Written task
Which lines in the records below contain the word "with"? Copy each of them.

Listed records
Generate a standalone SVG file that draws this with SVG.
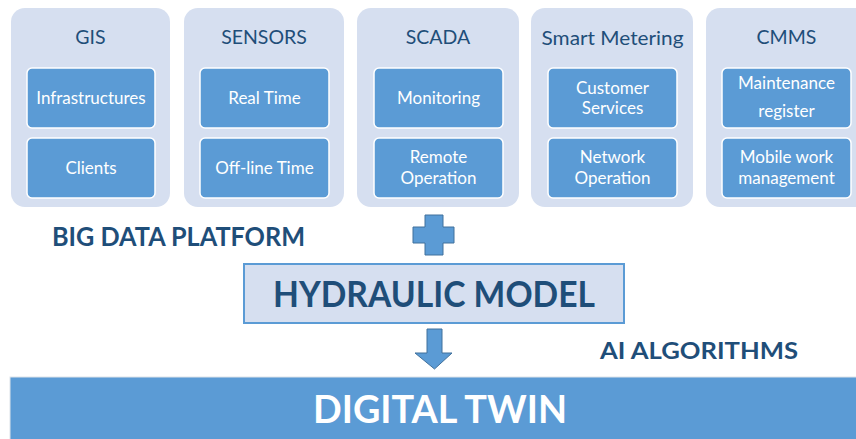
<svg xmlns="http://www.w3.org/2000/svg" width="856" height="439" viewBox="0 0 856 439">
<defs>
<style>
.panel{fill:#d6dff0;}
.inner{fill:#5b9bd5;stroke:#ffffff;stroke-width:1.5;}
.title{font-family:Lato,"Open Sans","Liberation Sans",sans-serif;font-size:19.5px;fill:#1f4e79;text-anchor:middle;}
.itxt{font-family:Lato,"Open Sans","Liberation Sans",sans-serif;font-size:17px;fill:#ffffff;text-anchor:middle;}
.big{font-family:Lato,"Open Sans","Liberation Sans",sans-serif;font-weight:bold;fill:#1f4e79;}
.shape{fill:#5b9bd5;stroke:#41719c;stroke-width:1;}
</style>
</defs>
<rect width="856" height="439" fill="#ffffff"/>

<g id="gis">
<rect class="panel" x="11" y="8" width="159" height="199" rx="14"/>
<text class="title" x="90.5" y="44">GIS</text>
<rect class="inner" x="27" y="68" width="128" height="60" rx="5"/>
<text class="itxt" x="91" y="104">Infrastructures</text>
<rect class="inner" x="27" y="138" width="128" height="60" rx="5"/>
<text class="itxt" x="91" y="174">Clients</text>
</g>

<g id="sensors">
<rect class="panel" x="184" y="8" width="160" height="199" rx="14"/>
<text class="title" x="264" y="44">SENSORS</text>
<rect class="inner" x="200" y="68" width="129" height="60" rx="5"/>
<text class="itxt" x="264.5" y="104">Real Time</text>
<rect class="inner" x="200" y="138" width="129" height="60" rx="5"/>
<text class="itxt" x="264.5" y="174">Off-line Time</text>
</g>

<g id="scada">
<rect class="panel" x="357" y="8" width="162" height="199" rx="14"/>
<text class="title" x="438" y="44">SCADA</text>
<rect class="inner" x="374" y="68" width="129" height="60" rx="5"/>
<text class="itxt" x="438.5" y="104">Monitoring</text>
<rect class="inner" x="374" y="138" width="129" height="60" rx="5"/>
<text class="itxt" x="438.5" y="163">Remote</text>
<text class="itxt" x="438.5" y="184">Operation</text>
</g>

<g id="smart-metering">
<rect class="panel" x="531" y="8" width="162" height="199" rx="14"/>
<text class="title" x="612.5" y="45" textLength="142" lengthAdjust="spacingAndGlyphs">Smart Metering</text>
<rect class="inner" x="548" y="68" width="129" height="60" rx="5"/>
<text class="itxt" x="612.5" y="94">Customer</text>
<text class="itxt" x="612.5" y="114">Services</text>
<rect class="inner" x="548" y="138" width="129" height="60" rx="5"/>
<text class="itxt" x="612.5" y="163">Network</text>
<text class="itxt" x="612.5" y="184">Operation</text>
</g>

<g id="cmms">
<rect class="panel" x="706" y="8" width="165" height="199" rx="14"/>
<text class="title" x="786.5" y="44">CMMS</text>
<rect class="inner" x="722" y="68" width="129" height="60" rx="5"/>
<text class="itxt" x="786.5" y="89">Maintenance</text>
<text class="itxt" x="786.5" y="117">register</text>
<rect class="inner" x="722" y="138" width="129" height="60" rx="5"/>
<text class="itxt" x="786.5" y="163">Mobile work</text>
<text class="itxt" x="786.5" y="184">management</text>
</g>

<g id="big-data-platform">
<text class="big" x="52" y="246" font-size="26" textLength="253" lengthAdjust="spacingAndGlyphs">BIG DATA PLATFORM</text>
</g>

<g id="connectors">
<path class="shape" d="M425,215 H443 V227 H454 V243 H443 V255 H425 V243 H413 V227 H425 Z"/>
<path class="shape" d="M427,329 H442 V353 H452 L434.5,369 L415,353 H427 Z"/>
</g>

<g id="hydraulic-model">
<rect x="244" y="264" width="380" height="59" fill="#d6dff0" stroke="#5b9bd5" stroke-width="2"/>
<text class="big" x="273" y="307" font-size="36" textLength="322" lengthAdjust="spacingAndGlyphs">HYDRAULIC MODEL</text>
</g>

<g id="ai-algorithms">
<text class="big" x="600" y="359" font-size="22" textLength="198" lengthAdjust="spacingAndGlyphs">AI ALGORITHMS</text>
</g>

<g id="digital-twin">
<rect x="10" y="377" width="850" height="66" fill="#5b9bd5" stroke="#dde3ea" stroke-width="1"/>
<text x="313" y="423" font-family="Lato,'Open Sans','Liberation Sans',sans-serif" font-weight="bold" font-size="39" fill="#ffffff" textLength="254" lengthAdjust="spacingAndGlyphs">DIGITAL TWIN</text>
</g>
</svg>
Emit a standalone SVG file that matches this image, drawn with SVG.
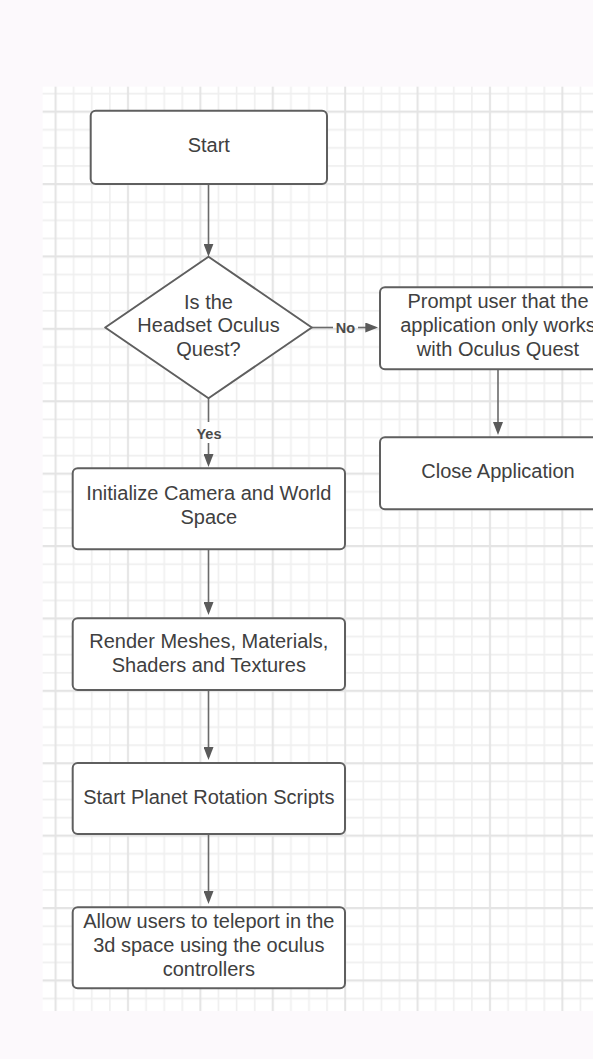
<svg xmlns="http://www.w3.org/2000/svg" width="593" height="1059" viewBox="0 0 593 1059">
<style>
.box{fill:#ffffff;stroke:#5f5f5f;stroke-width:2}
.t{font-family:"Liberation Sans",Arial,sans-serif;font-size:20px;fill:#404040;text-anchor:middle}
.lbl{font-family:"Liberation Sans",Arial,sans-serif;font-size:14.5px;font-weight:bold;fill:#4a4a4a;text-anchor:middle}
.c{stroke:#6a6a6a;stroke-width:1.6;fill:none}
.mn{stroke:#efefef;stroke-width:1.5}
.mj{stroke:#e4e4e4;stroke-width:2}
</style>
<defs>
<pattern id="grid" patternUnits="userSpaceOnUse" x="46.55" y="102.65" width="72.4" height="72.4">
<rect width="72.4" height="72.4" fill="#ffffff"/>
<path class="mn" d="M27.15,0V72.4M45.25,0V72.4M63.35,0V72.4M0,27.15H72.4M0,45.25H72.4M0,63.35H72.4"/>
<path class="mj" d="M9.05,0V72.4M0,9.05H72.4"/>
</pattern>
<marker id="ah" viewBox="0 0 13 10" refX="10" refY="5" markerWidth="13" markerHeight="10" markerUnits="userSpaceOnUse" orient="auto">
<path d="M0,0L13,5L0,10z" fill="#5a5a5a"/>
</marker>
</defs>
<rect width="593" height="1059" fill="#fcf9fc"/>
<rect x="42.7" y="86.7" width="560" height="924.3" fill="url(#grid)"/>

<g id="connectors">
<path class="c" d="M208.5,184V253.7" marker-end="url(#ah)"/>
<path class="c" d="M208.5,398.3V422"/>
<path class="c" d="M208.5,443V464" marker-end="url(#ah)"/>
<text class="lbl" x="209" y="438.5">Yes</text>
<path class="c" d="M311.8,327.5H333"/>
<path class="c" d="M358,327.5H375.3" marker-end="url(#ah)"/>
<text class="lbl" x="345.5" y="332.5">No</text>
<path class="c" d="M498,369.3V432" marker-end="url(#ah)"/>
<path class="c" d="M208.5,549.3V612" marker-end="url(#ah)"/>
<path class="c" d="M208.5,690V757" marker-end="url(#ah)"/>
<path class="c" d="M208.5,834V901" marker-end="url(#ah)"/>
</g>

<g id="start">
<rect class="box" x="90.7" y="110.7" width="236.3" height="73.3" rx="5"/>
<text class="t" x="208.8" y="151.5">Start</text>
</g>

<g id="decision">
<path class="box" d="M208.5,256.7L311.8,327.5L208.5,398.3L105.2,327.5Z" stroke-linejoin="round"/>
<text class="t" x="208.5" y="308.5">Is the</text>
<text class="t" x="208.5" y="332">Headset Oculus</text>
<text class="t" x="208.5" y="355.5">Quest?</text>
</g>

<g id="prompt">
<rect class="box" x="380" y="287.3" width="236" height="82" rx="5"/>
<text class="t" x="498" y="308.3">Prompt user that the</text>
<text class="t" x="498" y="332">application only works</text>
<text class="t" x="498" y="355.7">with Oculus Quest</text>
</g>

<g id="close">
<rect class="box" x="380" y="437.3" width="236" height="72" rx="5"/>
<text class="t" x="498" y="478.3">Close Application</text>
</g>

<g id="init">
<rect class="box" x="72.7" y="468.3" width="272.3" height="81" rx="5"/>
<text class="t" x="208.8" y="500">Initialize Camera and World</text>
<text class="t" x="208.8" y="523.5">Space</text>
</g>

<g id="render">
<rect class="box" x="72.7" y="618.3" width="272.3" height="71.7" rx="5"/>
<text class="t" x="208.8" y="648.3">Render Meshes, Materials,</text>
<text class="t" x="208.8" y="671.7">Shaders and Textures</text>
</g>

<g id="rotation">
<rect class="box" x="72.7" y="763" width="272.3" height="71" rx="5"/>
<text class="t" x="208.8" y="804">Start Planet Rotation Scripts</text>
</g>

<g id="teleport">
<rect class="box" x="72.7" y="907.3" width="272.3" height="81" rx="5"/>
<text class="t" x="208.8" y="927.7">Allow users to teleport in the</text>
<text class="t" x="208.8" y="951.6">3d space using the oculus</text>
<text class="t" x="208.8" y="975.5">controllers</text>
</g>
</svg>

Output of the task
Generate a standalone SVG file that draws this with SVG.
Emit a standalone SVG file that matches this image, drawn with SVG.
<text class="t" x="498" y="355.7">with Oculus Quest</text>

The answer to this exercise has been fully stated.